======== DATA SHOWN

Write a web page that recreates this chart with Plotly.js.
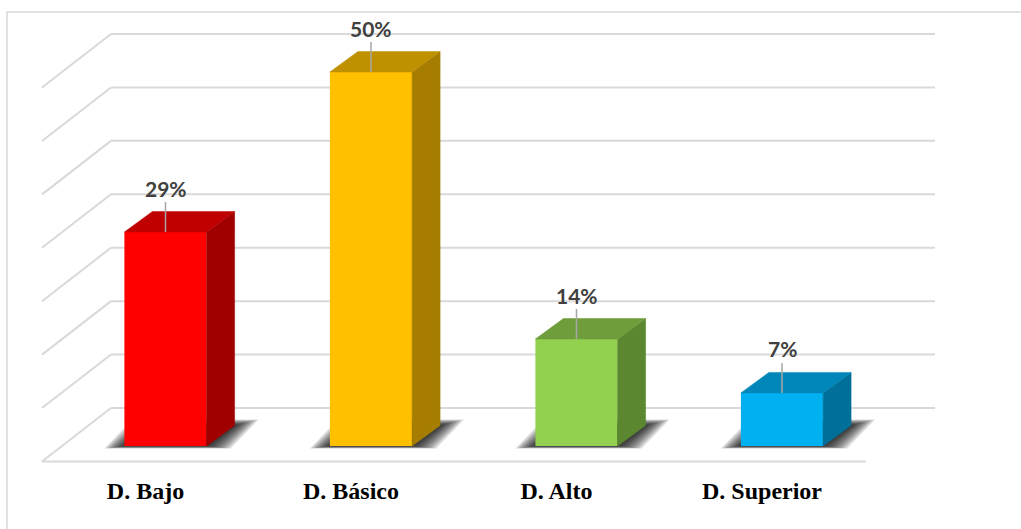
<!DOCTYPE html>
<html>
<head>
<meta charset="utf-8">
<script src="https://cdn.plot.ly/plotly-3.0.1.min.js"></script>
<style>
  html, body { margin: 0; padding: 0; background: #ffffff; }
  #chart { width: 1021px; height: 529px; }
</style>
</head>
<body>
<div id="chart"></div>
<script>
// ---- data ----
const categories = ['D. Bajo', 'D. Básico', 'D. Alto', 'D. Superior'];
const values = [28.6, 50.0, 14.3, 7.1];
const frontColors = ['#FF0000', '#FFC000', '#92D050', '#00B0F0'];
const topColors = ['#C00000', '#BF9000', '#6F9D3B', '#0086B8'];
const sideColors = ['#A00000', '#A67D00', '#5B8731', '#00709A'];
const gridValues = [0, 10, 20, 30, 40, 50, 60, 70];

// ---- view geometry (oblique 3D projection, in axis units) ----
const PX_X = 205.5;            // pixels per category unit
const PX_Y = 7.48;             // pixels per percent unit
const BAR_W = 0.4;
const DEPTH = { dx: 28 / PX_X, dy: 20.5 / PX_Y };          // bar depth
const FLOOR_FRONT = { dx: -20 / PX_X, dy: -15 / PX_Y };    // bar front -> floor front
const WALL = { left: -54.5 / PX_X, right: 769.5 / PX_X, base: 38 / PX_Y, scale: 5.343 / PX_Y };
const SIDE = { dx: -69 / PX_X, dy: -53.5 / PX_Y };         // back wall -> front of side wall

const xs = categories.map((c, i) => i);
const shapes = [];
const gridStyle = { color: '#D9D9D9', width: 2 };

// back-wall and side-wall gridlines
gridValues.forEach(v => {
  const wy = WALL.base + v * WALL.scale;
  shapes.push({ type: 'line', layer: 'below', xref: 'x', yref: 'y',
    x0: WALL.left, y0: wy, x1: WALL.right, y1: wy, line: gridStyle });
  shapes.push({ type: 'line', layer: 'below', xref: 'x', yref: 'y',
    x0: WALL.left, y0: wy, x1: WALL.left + SIDE.dx, y1: wy + SIDE.dy, line: gridStyle });
});
// floor front edge
shapes.push({ type: 'line', layer: 'below', xref: 'x', yref: 'y',
  x0: WALL.left + SIDE.dx, y0: WALL.base + SIDE.dy,
  x1: WALL.right + SIDE.dx, y1: WALL.base + SIDE.dy, line: gridStyle });

// soft shadows under bars (many translucent footprints = blur)
const SHADOW_STEPS = 10;
const shadowMax = { l: 20, r: 24, f: 2.5, b: 6 };
xs.forEach(x => {
  for (let k = 0; k < SHADOW_STEPS; k++) {
    const t = 1 - k / SHADOW_STEPS;
    const xl = x - BAR_W / 2 - t * shadowMax.l / PX_X;
    const xr = x + BAR_W / 2 + t * shadowMax.r / PX_X;
    const yf = -t * shadowMax.f / PX_Y;
    const yb = DEPTH.dy + t * shadowMax.b / PX_Y;
    shapes.push({ type: 'path', layer: 'below', xref: 'x', yref: 'y',
      path: `M ${xl},${yf} L ${xr},${yf} L ${xr + DEPTH.dx},${yb} L ${xl + DEPTH.dx},${yb} Z`,
      fillcolor: 'rgba(0,0,0,0.13)', line: { width: 0 } });
  }
});

// chart border
shapes.push({ type: 'rect', xref: 'paper', yref: 'paper', layer: 'below',
  x0: 7 / 1021, x1: 1.05, y0: -0.3, y1: (470 - 12) / 470,
  line: { color: '#D9D9D9', width: 1.5 }, fillcolor: 'rgba(0,0,0,0)' });

const traces = [];
// front faces
traces.push({
  type: 'bar', x: xs, y: values, width: BAR_W,
  marker: { color: frontColors, line: { width: 0 } },
  hoverinfo: 'skip', showlegend: false
});
// side and top faces
xs.forEach((x, i) => {
  const v = values[i];
  const r = x + BAR_W / 2, l = x - BAR_W / 2;
  traces.push({
    type: 'scatter', mode: 'lines', fill: 'toself', fillcolor: sideColors[i],
    x: [r, r, r + DEPTH.dx, r + DEPTH.dx, r],
    y: [0, v, v + DEPTH.dy, DEPTH.dy, 0],
    line: { color: sideColors[i], width: 0.5 }, hoverinfo: 'skip', showlegend: false
  });
  traces.push({
    type: 'scatter', mode: 'lines', fill: 'toself', fillcolor: topColors[i],
    x: [l, r, r + DEPTH.dx, l + DEPTH.dx, l],
    y: [v, v, v + DEPTH.dy, v + DEPTH.dy, v],
    line: { color: topColors[i], width: 0.5 }, hoverinfo: 'skip', showlegend: false
  });
});

// data labels with leader lines
const annotations = xs.map((x, i) => ({
  x: x, y: values[i], xref: 'x', yref: 'y',
  text: Math.round(values[i]) + '%',
  showarrow: true, arrowhead: 0, arrowwidth: 1.5, arrowcolor: '#A6A6A6',
  ax: 0, ay: -44, standoff: 0,
  font: { family: 'Lato, "Open Sans", sans-serif', size: 21, color: '#404040', weight: 'bold' }
}));

const H = 529, W = 1021, BOTTOM = 470;
const layout = {
  width: W, height: H,
  margin: { l: 0, r: 0, t: 0, b: H - BOTTOM, pad: 0 },
  paper_bgcolor: '#FFFFFF', plot_bgcolor: 'rgba(0,0,0,0)',
  showlegend: false,
  xaxis: {
    range: [-165.5 / PX_X, (W - 165.5) / PX_X],
    showgrid: false, zeroline: false, showline: false, ticks: '',
    tickvals: xs.map(x => x + FLOOR_FRONT.dx), ticktext: categories,
    tickfont: { family: '"Liberation Serif", "Times New Roman", serif', size: 24, color: '#000000', weight: 'bold' },
    ticklabelstandoff: 4, fixedrange: true
  },
  yaxis: {
    range: [-(BOTTOM - 446) / PX_Y, 446 / PX_Y],
    showgrid: false, zeroline: false, showline: false, showticklabels: false, ticks: '',
    fixedrange: true
  },
  shapes: shapes,
  annotations: annotations
};

Plotly.newPlot('chart', traces, layout, { displayModeBar: false, staticPlot: true });
</script>
</body>
</html>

================

**EXERCISE DIRECTIONS**
Restate, line by line and word for word, everything from the top of the material through the line that contains "x1: WALL.right +". Leave pictures out.

**EXERCISE RESPONSE**
Write a web page that recreates this chart with Plotly.js.
<!DOCTYPE html>
<html>
<head>
<meta charset="utf-8">
<script src="https://cdn.plot.ly/plotly-3.0.1.min.js"></script>
<style>
  html, body { margin: 0; padding: 0; background: #ffffff; }
  #chart { width: 1021px; height: 529px; }
</style>
</head>
<body>
<div id="chart"></div>
<script>
// ---- data ----
const categories = ['D. Bajo', 'D. Básico', 'D. Alto', 'D. Superior'];
const values = [28.6, 50.0, 14.3, 7.1];
const frontColors = ['#FF0000', '#FFC000', '#92D050', '#00B0F0'];
const topColors = ['#C00000', '#BF9000', '#6F9D3B', '#0086B8'];
const sideColors = ['#A00000', '#A67D00', '#5B8731', '#00709A'];
const gridValues = [0, 10, 20, 30, 40, 50, 60, 70];

// ---- view geometry (oblique 3D projection, in axis units) ----
const PX_X = 205.5;            // pixels per category unit
const PX_Y = 7.48;             // pixels per percent unit
const BAR_W = 0.4;
const DEPTH = { dx: 28 / PX_X, dy: 20.5 / PX_Y };          // bar depth
const FLOOR_FRONT = { dx: -20 / PX_X, dy: -15 / PX_Y };    // bar front -> floor front
const WALL = { left: -54.5 / PX_X, right: 769.5 / PX_X, base: 38 / PX_Y, scale: 5.343 / PX_Y };
const SIDE = { dx: -69 / PX_X, dy: -53.5 / PX_Y };         // back wall -> front of side wall

const xs = categories.map((c, i) => i);
const shapes = [];
const gridStyle = { color: '#D9D9D9', width: 2 };

// back-wall and side-wall gridlines
gridValues.forEach(v => {
  const wy = WALL.base + v * WALL.scale;
  shapes.push({ type: 'line', layer: 'below', xref: 'x', yref: 'y',
    x0: WALL.left, y0: wy, x1: WALL.right, y1: wy, line: gridStyle });
  shapes.push({ type: 'line', layer: 'below', xref: 'x', yref: 'y',
    x0: WALL.left, y0: wy, x1: WALL.left + SIDE.dx, y1: wy + SIDE.dy, line: gridStyle });
});
// floor front edge
shapes.push({ type: 'line', layer: 'below', xref: 'x', yref: 'y',
  x0: WALL.left + SIDE.dx, y0: WALL.base + SIDE.dy,
  x1: WALL.right + SIDE.dx, y1: WALL.base + SIDE.dy, line: gridStyle });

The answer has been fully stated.